According to bill sponsor Sen. Karen Keiser (D-Seattle), SB 5682 would help consumers find out what's available in terms of alcoholic beverages, and learn more about Washington state's wineries and microbrews.
Describing the grocery industry as "very much" in favor of the bill, Clif Finch, v.p. governmental affairs for the Washington Food Industry, a statewide trade association, told Progressive Grocer, "It’s another way for supermarkets to differentiate themselves and provide better service."
Finch added that the bill is modeled on "the Oregon plan" -- a similar law enacted a few years ago in Washington's neighboring state -- which so far has enjoyed "complete success." Noting that it was the first year such a bill has been proposed in Washington state, he said he was hopeful that it would pass, but that he would have "a clearer picture [of how it would fare] in the next couple of weeks."

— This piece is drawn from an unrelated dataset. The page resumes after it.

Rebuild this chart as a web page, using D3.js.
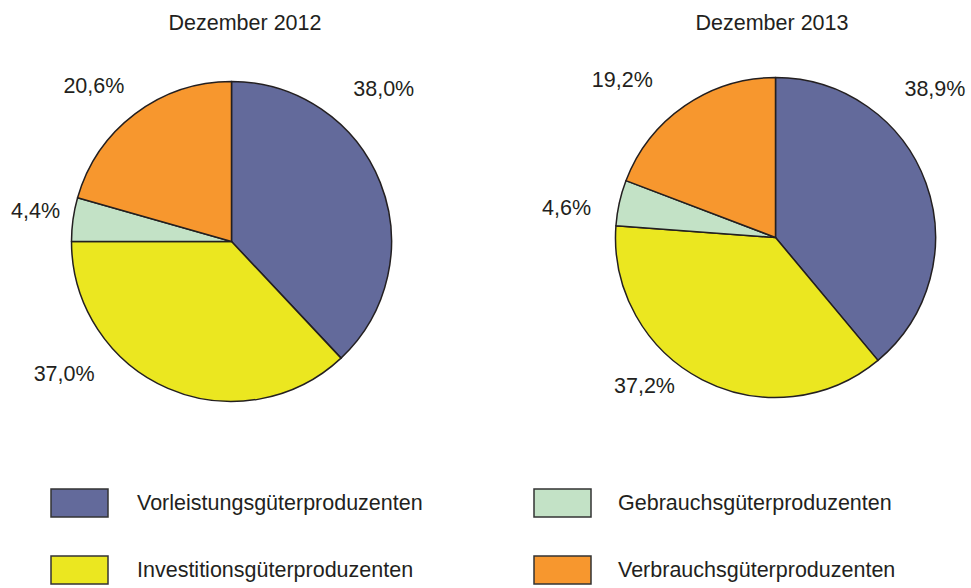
<!DOCTYPE html>
<html>
<head>
<meta charset="utf-8">
<script src="https://cdn.jsdelivr.net/npm/d3@7"></script>
<style>
    body { margin: 0; background: #fff; }
    text { font-family: "Liberation Sans", Arial, sans-serif; fill: #231f20; }
</style>
</head>
<body>
<div id="main"></div>
<script>
// data
const categories = [
    "Vorleistungsgüterproduzenten",
    "Investitionsgüterproduzenten",
    "Gebrauchsgüterproduzenten",
    "Verbrauchsgüterproduzenten"
];
const titles = ["Dezember 2012", "Dezember 2013"];
const values2012 = [38.0, 37.0, 4.4, 20.6];
const values2013 = [38.9, 37.2, 4.6, 19.2];
const colors = ["#636a9b", "#ebe720", "#c3e2c6", "#f7972e"];

// hand-tuned label nudges (like the original layout)
const nudge2012 = [[-43, -75], [-84, -60], [12, -2], [-11, 12]];
const nudge2013 = [[-38, -77], [-35, -38], [-4, 16], [-34, 15]];

onload = () => {
    const d3 = window.d3;
    const width = 971, height = 588;
    const fontSize = 21.5;
    let svg = d3.select("#main").append("svg")
        .attr("width", width).attr("height", height);

    const radius = 160;
    const labelRadius = 210;

    let pie = d3.pie().sort(null).value((d) => d);
    let arc = d3.arc().innerRadius(0).outerRadius(radius);
    let labelArc = d3.arc().innerRadius(labelRadius).outerRadius(labelRadius);
    let fmt = (v) => d3.format(".1f")(v).replace(".", ",") + "%";

    let charts = [
        { title: titles[0], values: values2012, cx: 231.5, cy: 241.5, titleX: 245, nudge: nudge2012 },
        { title: titles[1], values: values2013, cx: 775.5, cy: 237.5, titleX: 772, nudge: nudge2013 }
    ];

    charts.forEach((c) => {
        svg.append("text")
            .attr("x", c.titleX)
            .attr("y", 29.5)
            .attr("text-anchor", "middle")
            .style("font-size", fontSize + "px")
            .text(c.title);

        let g = svg.append("g").attr("transform", `translate(${c.cx}, ${c.cy})`);
        let arcs = pie(c.values);

        g.selectAll("path")
            .data(arcs)
            .enter()
            .append("path")
            .attr("d", arc)
            .attr("fill", (d, i) => colors[i])
            .attr("stroke", "#231f20")
            .attr("stroke-width", 1.5)
            .attr("stroke-linejoin", "round");

        g.selectAll(".lbl")
            .data(arcs)
            .enter()
            .append("text")
            .classed("lbl", true)
            .attr("x", (d, i) => labelArc.centroid(d)[0] + c.nudge[i][0])
            .attr("y", (d, i) => labelArc.centroid(d)[1] + c.nudge[i][1])
            .attr("text-anchor", "middle")
            .attr("dominant-baseline", "central")
            .style("font-size", fontSize + "px")
            .text((d) => fmt(d.data));
    });

    // legend: 2 columns x 2 rows
    const legendOrder = [0, 2, 1, 3];
    let colX = d3.scaleOrdinal().domain([0, 1]).range([51, 534]);
    let rowY = d3.scaleOrdinal().domain([0, 1]).range([489, 556]);

    let legend = svg.append("g").classed("legend", true);
    let items = legend.selectAll("g")
        .data(legendOrder)
        .enter()
        .append("g")
        .attr("transform", (d, i) => `translate(${colX(i % 2)}, ${rowY(Math.floor(i / 2))})`);

    items.append("rect")
        .attr("width", 57)
        .attr("height", 28)
        .attr("fill", (d) => colors[d])
        .attr("stroke", "#333")
        .attr("stroke-width", 1.5);

    items.append("text")
        .attr("x", (d, i) => (i % 2 === 0 ? 86 : 84))
        .attr("y", 14)
        .attr("dominant-baseline", "central")
        .style("font-size", fontSize + "px")
        .text((d) => categories[d]);
};
</script>
</body>
</html>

Rick Garza of the state Liquor Control Board said that it was prepared to take a neutral position to a substitute bill, which has been amended to address such issues of concern as implementing server training, which the Oregon law requires; having the retailer and not the manufacturer do the in-store sampling; and giving rule-making authority to the state Liquor Control Board.
According to an earlier news report, smaller businesses and exempted independent grocers had expressed opposition to the bill, which stood to shut them out of a practice open to chain grocery stores and specialty stores.